If you’re like most of the thousands of actors and screenwriters I’ve worked with, you probably agree that networking is a key to success in Hollywood, but it probably lives more as a concept in your head than as a real thing that you do. In fact, my guess is that you probably wish it were not necessary, and there’s a good chance that it feels “fake” to you. Bottomline, it may seem like networking is really just trying to sell yourself and get what you want. But if you think of it that way, you are making a big mistake. Relating to networking like that will work against you because you’re going in the wrong way. How do you do it right, you ask?
Here are the Five Golden Keys to be successful at networking.
First Key: Change your relationship to networking itself. Instead of focusing on getting what you want, focus on getting to know people.
If you go to a function, you have to get to know people before you can do business with them anyway. So simply meet people and talk with them as your initial contact. Ask them questions, find out about who they are, what they do, and what they are working on at the moment. As you listen and converse with them, things you have in common will come up naturally.
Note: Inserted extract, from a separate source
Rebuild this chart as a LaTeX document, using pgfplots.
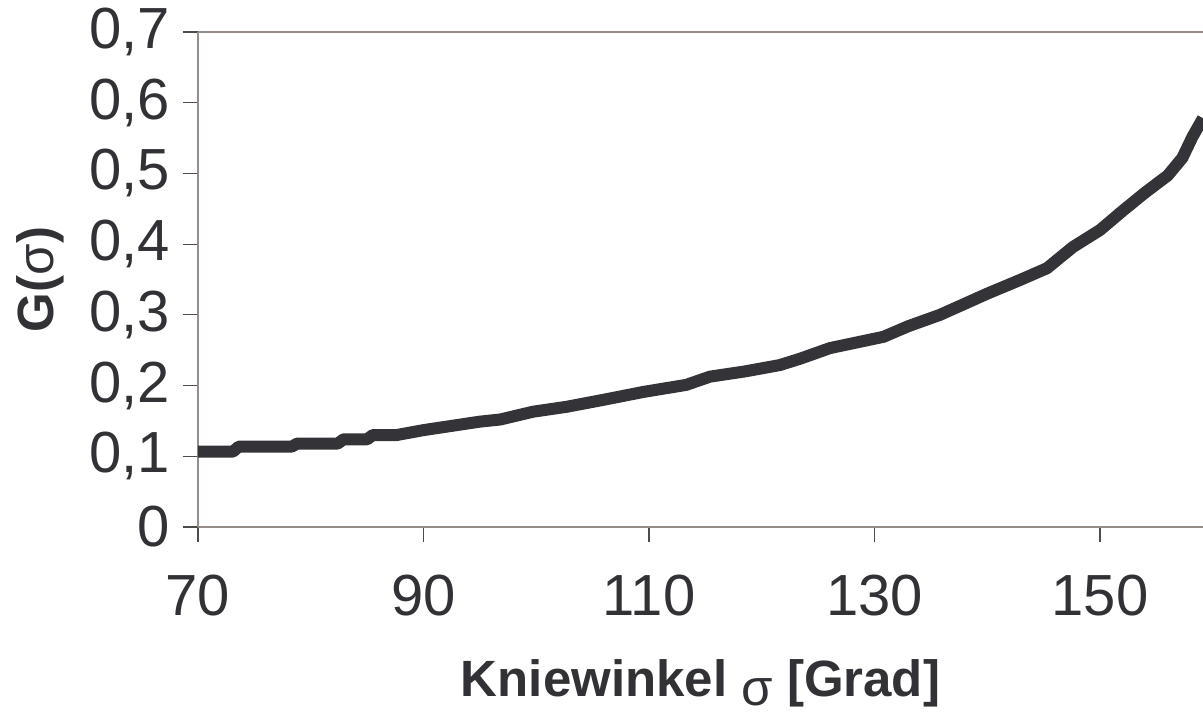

Second Key: Set a goal for what you want to accomplish before you go to the networking event.
Make a plan to fulfill a goal, such as exchange three business cards with people you could do business with. Or perhaps, introduce and pitch yourself to five people whom you will also learn about what they do. Or it could be to do something like find a potential writing partner or to find a project you can be a production assistant on or an agent whose office you could assist in for a week or a month. There are many kinds of outcomes that you can set that could forward your career – it doesn’t necessarily just have to be getting someone to read your script or getting someone to let you audition for their film. One of the powerful ways that you develop connections is to work with people in other capacities first while not hiding your real aspirations.
Key Three: Make sure you have follow up system in place once you meet someone.
Once you get home, make a strong, clear choice about how and when you will keep in touch with that person and how you will approach them. Then update your contact list and put on your calendar when you will reach them again. Also set aside time for when you will prepare what you will say to them, whether it is to pitch something to them or to offer to buy them lunch or dinner. Then when the time comes, make your call to them. Key Four: Prepare and practice your pitch in advance of the meeting. You need to craft your pitch so that you come across as interesting to whomever you’re pitching to. Don’t just tell about yourself, but sell yourself by telling them something about yourself that they could be interested in.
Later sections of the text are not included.